--- start ---
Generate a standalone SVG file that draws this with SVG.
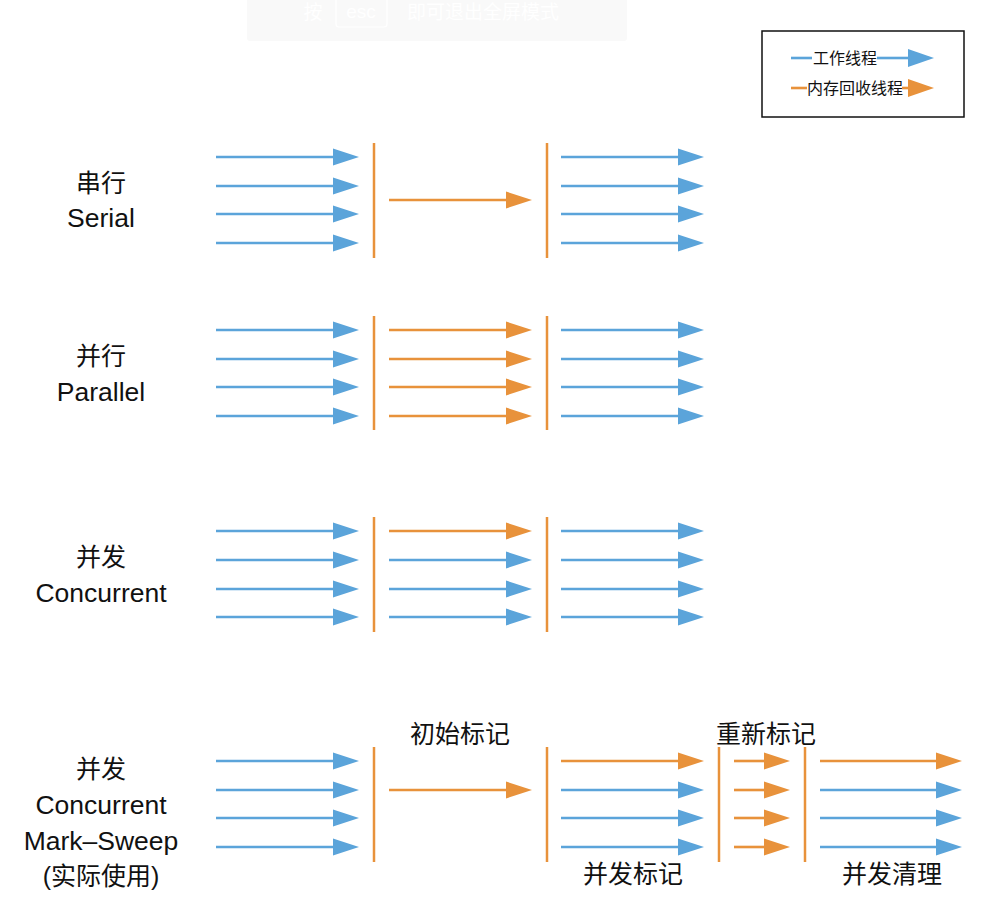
<svg xmlns="http://www.w3.org/2000/svg" width="999" height="919" viewBox="0 0 999 919">
<style>
.t{font-family:"Liberation Sans","Noto Sans CJK SC",sans-serif;font-size:25px;fill:#111;text-anchor:middle}
.l{font-size:26.5px}
.lg{font-family:"Liberation Sans","Noto Sans CJK SC",sans-serif;font-size:16px;fill:#111}
.bn{font-family:"Liberation Sans","Noto Sans CJK SC",sans-serif;font-size:19px;fill:#fff;text-anchor:middle}
.b{stroke:#5ba4da;stroke-width:2.6;fill:none;marker-end:url(#ab)}
.o{stroke:#e8923b;stroke-width:2.6;fill:none;marker-end:url(#ao)}
.bar{stroke:#e8923b;stroke-width:2.5}
</style>
<defs>
<marker id="ab" markerUnits="userSpaceOnUse" markerWidth="27" markerHeight="17" refX="1" refY="8.5" orient="auto" overflow="visible"><path d="M0,0 L26,8.5 L0,17 z" fill="#5ba4da"/></marker>
<marker id="ao" markerUnits="userSpaceOnUse" markerWidth="27" markerHeight="17" refX="1" refY="8.5" orient="auto" overflow="visible"><path d="M0,0 L26,8.5 L0,17 z" fill="#e8923b"/></marker>
<marker id="lb" markerUnits="userSpaceOnUse" markerWidth="27" markerHeight="18" refX="1" refY="9" orient="auto" overflow="visible"><path d="M0,0 L26,9 L0,18 z" fill="#5ba4da"/></marker>
<marker id="lo" markerUnits="userSpaceOnUse" markerWidth="27" markerHeight="18" refX="1" refY="9" orient="auto" overflow="visible"><path d="M0,0 L26,9 L0,18 z" fill="#e8923b"/></marker>
</defs>
<rect width="999" height="919" fill="#fff"/>

<g id="banner">
<rect x="247" y="-6" width="380" height="47" rx="3" fill="#f9f9f9"/>
<text class="bn" x="313" y="19">按</text>
<rect x="336" y="-8" width="51" height="35" rx="3" fill="none" stroke="#fff" stroke-width="1.2"/>
<text class="bn" x="361" y="18">esc</text>
<text class="bn" x="483" y="19">即可退出全屏模式</text>
</g>

<g id="legend">
<rect x="762" y="31" width="202" height="86" fill="#fff" stroke="#111" stroke-width="1.5"/>
<line x1="791" y1="58" x2="812" y2="58" stroke="#5ba4da" stroke-width="2.6"/>
<text class="lg" x="813" y="64">工作线程</text>
<line x1="877" y1="58" x2="909" y2="58" stroke="#5ba4da" stroke-width="2.6" marker-end="url(#lb)"/>
<line x1="791" y1="88" x2="807" y2="88" stroke="#e8923b" stroke-width="2.6"/>
<text class="lg" x="807" y="94">内存回收线程</text>
<line x1="902" y1="88" x2="909" y2="88" stroke="#e8923b" stroke-width="2.6" marker-end="url(#lo)"/>
</g>

<g id="labels">
<text class="t" x="101" y="192">串行</text>
<text class="t l" x="101" y="227">Serial</text>
<text class="t" x="101" y="365">并行</text>
<text class="t l" x="101" y="401">Parallel</text>
<text class="t" x="101" y="566">并发</text>
<text class="t l" x="101" y="602">Concurrent</text>
<text class="t" x="101" y="778">并发</text>
<text class="t l" x="101" y="814">Concurrent</text>
<text class="t l" x="101" y="850">Mark–Sweep</text>
<text class="t" x="101" y="885">(实际使用)</text>
<text class="t" x="460" y="743">初始标记</text>
<text class="t" x="766" y="743">重新标记</text>
<text class="t" x="633" y="883">并发标记</text>
<text class="t" x="892" y="883">并发清理</text>
</g>

<g id="bars">
<line class="bar" x1="374" y1="143" x2="374" y2="258"/>
<line class="bar" x1="547" y1="143" x2="547" y2="258"/>
<line class="bar" x1="374" y1="316" x2="374" y2="430"/>
<line class="bar" x1="547" y1="316" x2="547" y2="430"/>
<line class="bar" x1="374" y1="517" x2="374" y2="632"/>
<line class="bar" x1="547" y1="517" x2="547" y2="632"/>
<line class="bar" x1="374" y1="747" x2="374" y2="862"/>
<line class="bar" x1="547" y1="747" x2="547" y2="862"/>
<line class="bar" x1="719" y1="747" x2="719" y2="862"/>
<line class="bar" x1="805" y1="747" x2="805" y2="862"/>
</g>

<g id="connectors">
<line class="b" x1="216" y1="157" x2="334" y2="157"/>
<line class="b" x1="216" y1="186" x2="334" y2="186"/>
<line class="b" x1="216" y1="214" x2="334" y2="214"/>
<line class="b" x1="216" y1="243" x2="334" y2="243"/>
<line class="o" x1="389" y1="200" x2="507" y2="200"/>
<line class="b" x1="561" y1="157" x2="679" y2="157"/>
<line class="b" x1="561" y1="186" x2="679" y2="186"/>
<line class="b" x1="561" y1="214" x2="679" y2="214"/>
<line class="b" x1="561" y1="243" x2="679" y2="243"/>
<line class="b" x1="216" y1="330" x2="334" y2="330"/>
<line class="b" x1="216" y1="359" x2="334" y2="359"/>
<line class="b" x1="216" y1="387" x2="334" y2="387"/>
<line class="b" x1="216" y1="416" x2="334" y2="416"/>
<line class="o" x1="389" y1="330" x2="507" y2="330"/>
<line class="o" x1="389" y1="359" x2="507" y2="359"/>
<line class="o" x1="389" y1="387" x2="507" y2="387"/>
<line class="o" x1="389" y1="416" x2="507" y2="416"/>
<line class="b" x1="561" y1="330" x2="679" y2="330"/>
<line class="b" x1="561" y1="359" x2="679" y2="359"/>
<line class="b" x1="561" y1="387" x2="679" y2="387"/>
<line class="b" x1="561" y1="416" x2="679" y2="416"/>
<line class="b" x1="216" y1="531" x2="334" y2="531"/>
<line class="b" x1="216" y1="560" x2="334" y2="560"/>
<line class="b" x1="216" y1="589" x2="334" y2="589"/>
<line class="b" x1="216" y1="617" x2="334" y2="617"/>
<line class="o" x1="389" y1="531" x2="507" y2="531"/>
<line class="b" x1="389" y1="560" x2="507" y2="560"/>
<line class="b" x1="389" y1="589" x2="507" y2="589"/>
<line class="b" x1="389" y1="617" x2="507" y2="617"/>
<line class="b" x1="561" y1="531" x2="679" y2="531"/>
<line class="b" x1="561" y1="560" x2="679" y2="560"/>
<line class="b" x1="561" y1="589" x2="679" y2="589"/>
<line class="b" x1="561" y1="617" x2="679" y2="617"/>
<line class="b" x1="216" y1="761" x2="334" y2="761"/>
<line class="b" x1="216" y1="790" x2="334" y2="790"/>
<line class="b" x1="216" y1="818" x2="334" y2="818"/>
<line class="b" x1="216" y1="847" x2="334" y2="847"/>
<line class="o" x1="389" y1="790" x2="507" y2="790"/>
<line class="o" x1="561" y1="761" x2="679" y2="761"/>
<line class="b" x1="561" y1="790" x2="679" y2="790"/>
<line class="b" x1="561" y1="818" x2="679" y2="818"/>
<line class="b" x1="561" y1="847" x2="679" y2="847"/>
<line class="o" x1="734" y1="761" x2="765" y2="761"/>
<line class="o" x1="734" y1="790" x2="765" y2="790"/>
<line class="o" x1="734" y1="818" x2="765" y2="818"/>
<line class="o" x1="734" y1="847" x2="765" y2="847"/>
<line class="o" x1="820" y1="761" x2="937" y2="761"/>
<line class="b" x1="820" y1="790" x2="937" y2="790"/>
<line class="b" x1="820" y1="818" x2="937" y2="818"/>
<line class="b" x1="820" y1="847" x2="937" y2="847"/>
</g>
</svg>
--- end ---
- _Short exercise_
Quote every line word for word and keep the images out of the copy.

- _Result for this task_
Generate a standalone SVG file that draws this with SVG.
<svg xmlns="http://www.w3.org/2000/svg" width="999" height="919" viewBox="0 0 999 919">
<style>
.t{font-family:"Liberation Sans","Noto Sans CJK SC",sans-serif;font-size:25px;fill:#111;text-anchor:middle}
.l{font-size:26.5px}
.lg{font-family:"Liberation Sans","Noto Sans CJK SC",sans-serif;font-size:16px;fill:#111}
.bn{font-family:"Liberation Sans","Noto Sans CJK SC",sans-serif;font-size:19px;fill:#fff;text-anchor:middle}
.b{stroke:#5ba4da;stroke-width:2.6;fill:none;marker-end:url(#ab)}
.o{stroke:#e8923b;stroke-width:2.6;fill:none;marker-end:url(#ao)}
.bar{stroke:#e8923b;stroke-width:2.5}
</style>
<defs>
<marker id="ab" markerUnits="userSpaceOnUse" markerWidth="27" markerHeight="17" refX="1" refY="8.5" orient="auto" overflow="visible"><path d="M0,0 L26,8.5 L0,17 z" fill="#5ba4da"/></marker>
<marker id="ao" markerUnits="userSpaceOnUse" markerWidth="27" markerHeight="17" refX="1" refY="8.5" orient="auto" overflow="visible"><path d="M0,0 L26,8.5 L0,17 z" fill="#e8923b"/></marker>
<marker id="lb" markerUnits="userSpaceOnUse" markerWidth="27" markerHeight="18" refX="1" refY="9" orient="auto" overflow="visible"><path d="M0,0 L26,9 L0,18 z" fill="#5ba4da"/></marker>
<marker id="lo" markerUnits="userSpaceOnUse" markerWidth="27" markerHeight="18" refX="1" refY="9" orient="auto" overflow="visible"><path d="M0,0 L26,9 L0,18 z" fill="#e8923b"/></marker>
</defs>
<rect width="999" height="919" fill="#fff"/>

<g id="banner">
<rect x="247" y="-6" width="380" height="47" rx="3" fill="#f9f9f9"/>
<text class="bn" x="313" y="19">按</text>
<rect x="336" y="-8" width="51" height="35" rx="3" fill="none" stroke="#fff" stroke-width="1.2"/>
<text class="bn" x="361" y="18">esc</text>
<text class="bn" x="483" y="19">即可退出全屏模式</text>
</g>

<g id="legend">
<rect x="762" y="31" width="202" height="86" fill="#fff" stroke="#111" stroke-width="1.5"/>
<line x1="791" y1="58" x2="812" y2="58" stroke="#5ba4da" stroke-width="2.6"/>
<text class="lg" x="813" y="64">工作线程</text>
<line x1="877" y1="58" x2="909" y2="58" stroke="#5ba4da" stroke-width="2.6" marker-end="url(#lb)"/>
<line x1="791" y1="88" x2="807" y2="88" stroke="#e8923b" stroke-width="2.6"/>
<text class="lg" x="807" y="94">内存回收线程</text>
<line x1="902" y1="88" x2="909" y2="88" stroke="#e8923b" stroke-width="2.6" marker-end="url(#lo)"/>
</g>

<g id="labels">
<text class="t" x="101" y="192">串行</text>
<text class="t l" x="101" y="227">Serial</text>
<text class="t" x="101" y="365">并行</text>
<text class="t l" x="101" y="401">Parallel</text>
<text class="t" x="101" y="566">并发</text>
<text class="t l" x="101" y="602">Concurrent</text>
<text class="t" x="101" y="778">并发</text>
<text class="t l" x="101" y="814">Concurrent</text>
<text class="t l" x="101" y="850">Mark–Sweep</text>
<text class="t" x="101" y="885">(实际使用)</text>
<text class="t" x="460" y="743">初始标记</text>
<text class="t" x="766" y="743">重新标记</text>
<text class="t" x="633" y="883">并发标记</text>
<text class="t" x="892" y="883">并发清理</text>
</g>

<g id="bars">
<line class="bar" x1="374" y1="143" x2="374" y2="258"/>
<line class="bar" x1="547" y1="143" x2="547" y2="258"/>
<line class="bar" x1="374" y1="316" x2="374" y2="430"/>
<line class="bar" x1="547" y1="316" x2="547" y2="430"/>
<line class="bar" x1="374" y1="517" x2="374" y2="632"/>
<line class="bar" x1="547" y1="517" x2="547" y2="632"/>
<line class="bar" x1="374" y1="747" x2="374" y2="862"/>
<line class="bar" x1="547" y1="747" x2="547" y2="862"/>
<line class="bar" x1="719" y1="747" x2="719" y2="862"/>
<line class="bar" x1="805" y1="747" x2="805" y2="862"/>
</g>

<g id="connectors">
<line class="b" x1="216" y1="157" x2="334" y2="157"/>
<line class="b" x1="216" y1="186" x2="334" y2="186"/>
<line class="b" x1="216" y1="214" x2="334" y2="214"/>
<line class="b" x1="216" y1="243" x2="334" y2="243"/>
<line class="o" x1="389" y1="200" x2="507" y2="200"/>
<line class="b" x1="561" y1="157" x2="679" y2="157"/>
<line class="b" x1="561" y1="186" x2="679" y2="186"/>
<line class="b" x1="561" y1="214" x2="679" y2="214"/>
<line class="b" x1="561" y1="243" x2="679" y2="243"/>
<line class="b" x1="216" y1="330" x2="334" y2="330"/>
<line class="b" x1="216" y1="359" x2="334" y2="359"/>
<line class="b" x1="216" y1="387" x2="334" y2="387"/>
<line class="b" x1="216" y1="416" x2="334" y2="416"/>
<line class="o" x1="389" y1="330" x2="507" y2="330"/>
<line class="o" x1="389" y1="359" x2="507" y2="359"/>
<line class="o" x1="389" y1="387" x2="507" y2="387"/>
<line class="o" x1="389" y1="416" x2="507" y2="416"/>
<line class="b" x1="561" y1="330" x2="679" y2="330"/>
<line class="b" x1="561" y1="359" x2="679" y2="359"/>
<line class="b" x1="561" y1="387" x2="679" y2="387"/>
<line class="b" x1="561" y1="416" x2="679" y2="416"/>
<line class="b" x1="216" y1="531" x2="334" y2="531"/>
<line class="b" x1="216" y1="560" x2="334" y2="560"/>
<line class="b" x1="216" y1="589" x2="334" y2="589"/>
<line class="b" x1="216" y1="617" x2="334" y2="617"/>
<line class="o" x1="389" y1="531" x2="507" y2="531"/>
<line class="b" x1="389" y1="560" x2="507" y2="560"/>
<line class="b" x1="389" y1="589" x2="507" y2="589"/>
<line class="b" x1="389" y1="617" x2="507" y2="617"/>
<line class="b" x1="561" y1="531" x2="679" y2="531"/>
<line class="b" x1="561" y1="560" x2="679" y2="560"/>
<line class="b" x1="561" y1="589" x2="679" y2="589"/>
<line class="b" x1="561" y1="617" x2="679" y2="617"/>
<line class="b" x1="216" y1="761" x2="334" y2="761"/>
<line class="b" x1="216" y1="790" x2="334" y2="790"/>
<line class="b" x1="216" y1="818" x2="334" y2="818"/>
<line class="b" x1="216" y1="847" x2="334" y2="847"/>
<line class="o" x1="389" y1="790" x2="507" y2="790"/>
<line class="o" x1="561" y1="761" x2="679" y2="761"/>
<line class="b" x1="561" y1="790" x2="679" y2="790"/>
<line class="b" x1="561" y1="818" x2="679" y2="818"/>
<line class="b" x1="561" y1="847" x2="679" y2="847"/>
<line class="o" x1="734" y1="761" x2="765" y2="761"/>
<line class="o" x1="734" y1="790" x2="765" y2="790"/>
<line class="o" x1="734" y1="818" x2="765" y2="818"/>
<line class="o" x1="734" y1="847" x2="765" y2="847"/>
<line class="o" x1="820" y1="761" x2="937" y2="761"/>
<line class="b" x1="820" y1="790" x2="937" y2="790"/>
<line class="b" x1="820" y1="818" x2="937" y2="818"/>
<line class="b" x1="820" y1="847" x2="937" y2="847"/>
</g>
</svg>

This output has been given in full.